The Indian government has made it compulsory for cough syrup makers to get samples tested before exporting their products.
Starting 1 June, these companies will have to get a certificate of analysis from a government-approved laboratory.
The rule change comes after some Indian-made cough syrups were linked to deaths in The Gambia and Uzbekistan.
The controversies had cast a pall over India’s pharmaceutical industry, which makes a third of the world’s medicines.
The announcement was made by the Director General of Foreign Trade, which said in a notification that cough syrups would be permitted to be exported “subject to the export sample being tested”.

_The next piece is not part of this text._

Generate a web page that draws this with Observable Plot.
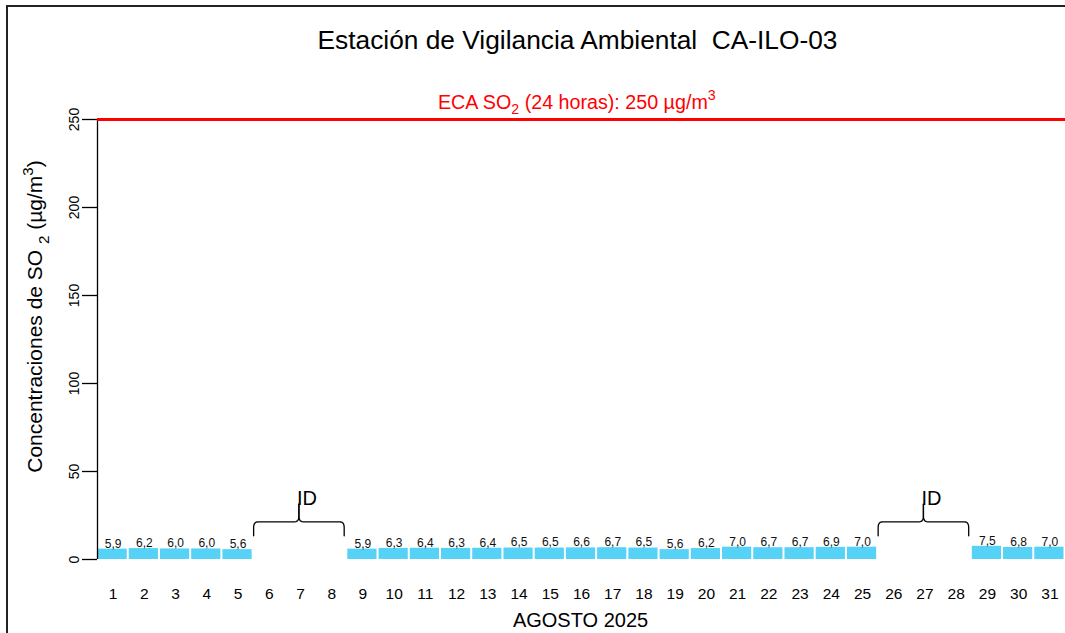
<!DOCTYPE html>
<html>
<head>
<meta charset="utf-8">
<script src="https://cdn.jsdelivr.net/npm/d3@7"></script>
<script src="https://cdn.jsdelivr.net/npm/@observablehq/plot@0.6"></script>
<style>
  html, body { margin: 0; padding: 0; background: #fff; overflow: hidden; }
  #chart { width: 1065px; height: 633px; }
</style>
</head>
<body>
<div id="chart"></div>
<script>
// ---- data ----
const days = [1,2,3,4,5,6,7,8,9,10,11,12,13,14,15,16,17,18,19,20,21,22,23,24,25,26,27,28,29,30,31];
const values = [5.9,6.2,6.0,6.0,5.6,null,null,null,5.9,6.3,6.4,6.3,6.4,6.5,6.5,6.6,6.7,6.5,5.6,6.2,7.0,6.7,6.7,6.9,7.0,null,null,null,7.5,6.8,7.0];
const yTicks = [0,50,100,150,200,250];
const limitValue = 250;
const missingLabel = "ID";
const titleText = "Estación de Vigilancia Ambiental  CA-ILO-03";
const limitText = "ECA SO2 (24 horas): 250 µg/m3";
const xLabel = "AGOSTO 2025";
const yLabel = "Concentraciones de SO 2 (µg/m3)";

// ---- derived tables ----
const table = days.map((d, i) => ({day: d, value: values[i]}));
const present = table.filter(d => d.value != null);
const gaps = [];
for (let i = 0; i < table.length; i++) {
  if (table[i].value == null) {
    let j = i;
    while (j + 1 < table.length && table[j + 1].value == null) j++;
    gaps.push({start: table[i].day, end: table[j].day});
    i = j;
  }
}
// brace shape (in scale units)
const braceBottom = 13.5, braceMid = 21.4, braceTop = 31.5, rY = 3.2, rX = 0.14;
function quad(p0, c, p1, n = 6) {
  const out = [];
  for (let k = 1; k <= n; k++) {
    const t = k / n;
    out.push([
      (1-t)*(1-t)*p0[0] + 2*(1-t)*t*c[0] + t*t*p1[0],
      (1-t)*(1-t)*p0[1] + 2*(1-t)*t*c[1] + t*t*p1[1]
    ]);
  }
  return out;
}
const bracePts = [];
gaps.forEach((g, gi) => {
  const a = g.start - 0.5, b = g.end + 0.4, c = (a + b) / 2;
  let pts = [[a, braceBottom], [a, braceMid - rY]];
  pts = pts.concat(quad([a, braceMid - rY], [a, braceMid], [a + rX, braceMid]));
  pts.push([c - rX, braceMid]);
  pts = pts.concat(quad([c - rX, braceMid], [c, braceMid], [c, braceMid + rY]));
  pts.push([c, braceTop]);
  pts.forEach(p => bracePts.push({x: p[0], y: p[1], z: gi + "L"}));
  pts.forEach(p => bracePts.push({x: a + b - p[0], y: p[1], z: gi + "R"}));
  g.center = c;
});

const fmt = v => v.toFixed(1).replace(".", ",");
const FONT = "'Liberation Sans', Arial, Helvetica, sans-serif";

const svg = Plot.plot({
  width: 1065,
  height: 633,
  marginLeft: 97,
  marginRight: 0,
  marginTop: 119,
  marginBottom: 74,
  style: {fontFamily: FONT, fontSize: "14px", background: "white", color: "black", overflow: "visible"},
  x: {type: "linear", domain: [0.5, 31.5], axis: null},
  y: {domain: [0, 250], axis: null},
  marks: [
    Plot.rectY(present, {x1: d => d.day - 0.5, x2: d => d.day + 0.5, y1: 0, y2: "value", fill: "#55d2f5", insetLeft: 0.5, insetRight: 1.5}),
    Plot.text(present, {x: "day", y: "value", text: d => fmt(d.value), lineAnchor: "bottom", dy: -1.6, fontSize: 12, fill: "#111"}),
    Plot.axisX(days, {tickSize: 0, tickPadding: 28, fontSize: 15.5, label: null, tickFormat: d => String(d)}),
    Plot.axisY(yTicks, {tickSize: 15, tickRotate: -90, tickPadding: 4, fontSize: 14, label: null, strokeWidth: 1.3}),
    Plot.ruleX([0.5], {y1: 0, y2: limitValue, stroke: "black", strokeWidth: 1.3}),
    Plot.ruleY([limitValue], {stroke: "#ff0000", strokeWidth: 3}),
    Plot.text([limitText], {x: 15.85, y: limitValue, text: d => d, lineAnchor: "bottom", dy: -11, fontSize: 19.7, fill: "#ff0000"}),
    Plot.line(bracePts, {x: "x", y: "y", z: "z", stroke: "black", strokeWidth: 1.3}),
    Plot.text(gaps, {x: "center", y: braceTop, text: () => missingLabel, textAnchor: "start", lineAnchor: "bottom", dx: -2, dy: 1, fontSize: 20, fill: "black"}),
    Plot.text([titleText], {frameAnchor: "top", text: d => d, lineAnchor: "bottom", dx: -4, dy: -71, fontSize: 26.3, fill: "black"}),
    Plot.text([xLabel], {frameAnchor: "bottom", text: d => d, lineAnchor: "bottom", dx: -1, dy: 67.7, fontSize: 20, fill: "black"}),
    Plot.text([yLabel], {frameAnchor: "left", text: d => d, rotate: -90, textAnchor: "middle", lineAnchor: "middle", dx: -62, dy: -23, fontSize: 21, fill: "black"})
  ]
});

// rich text: subscripts and superscripts
function rich(plain, parts, fs) {
  d3.select(svg).selectAll("text").each(function() {
    if (this.textContent !== plain) return;
    const t = d3.select(this);
    t.text(null);
    let shift = 0;
    parts.forEach(([s, kind]) => {
      const sp = t.append("tspan").text(s);
      let target = 0;
      if (kind === "sub") { sp.attr("font-size", fs * 0.72); target = fs * 0.3; }
      if (kind === "sup") { sp.attr("font-size", fs * 0.72); target = -fs * 0.42; }
      const d = target - shift;
      if (d !== 0) sp.attr("dy", d);
      shift = target;
    });
  });
}
rich(limitText, [["ECA SO", ""], ["2", "sub"], [" (24 horas): 250 µg/m", ""], ["3", "sup"]], 19.7);
rich(yLabel, [["Concentraciones de SO ", ""], ["2", "sub"], [" (µg/m", ""], ["3", "sup"], [")", ""]], 21);

// outer frame
d3.select(svg).append("rect")
  .attr("x", 7).attr("y", 6).attr("width", 1200).attr("height", 800)
  .attr("fill", "none").attr("stroke", "#222").attr("stroke-width", 2);

document.getElementById("chart").appendChild(svg);
</script>
</body>
</html>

It also mentioned a list of central and state government laboratories across the country where samples could be tested.
Last week, Reuters had reported that India was considering a policy change after domestic cough syrups were linked to child deaths abroad.
Many Indian pharma companies have come under scrutiny for the quality of their drugs, with experts raising concerns over their manufacturing practices.
In March, India’s drug regulator cancelled the manufacturing licence of Marion Biotech, whose cough syrups were linked to 18 child deaths in Uzbekistan.
The World Health Organization also issued an alert in October linking four Indian-made cough syrups to child deaths in The Gambia.
India later said that the medicines complied with specifications when tested at home, but the WHO responded that it stood by “the action taken”.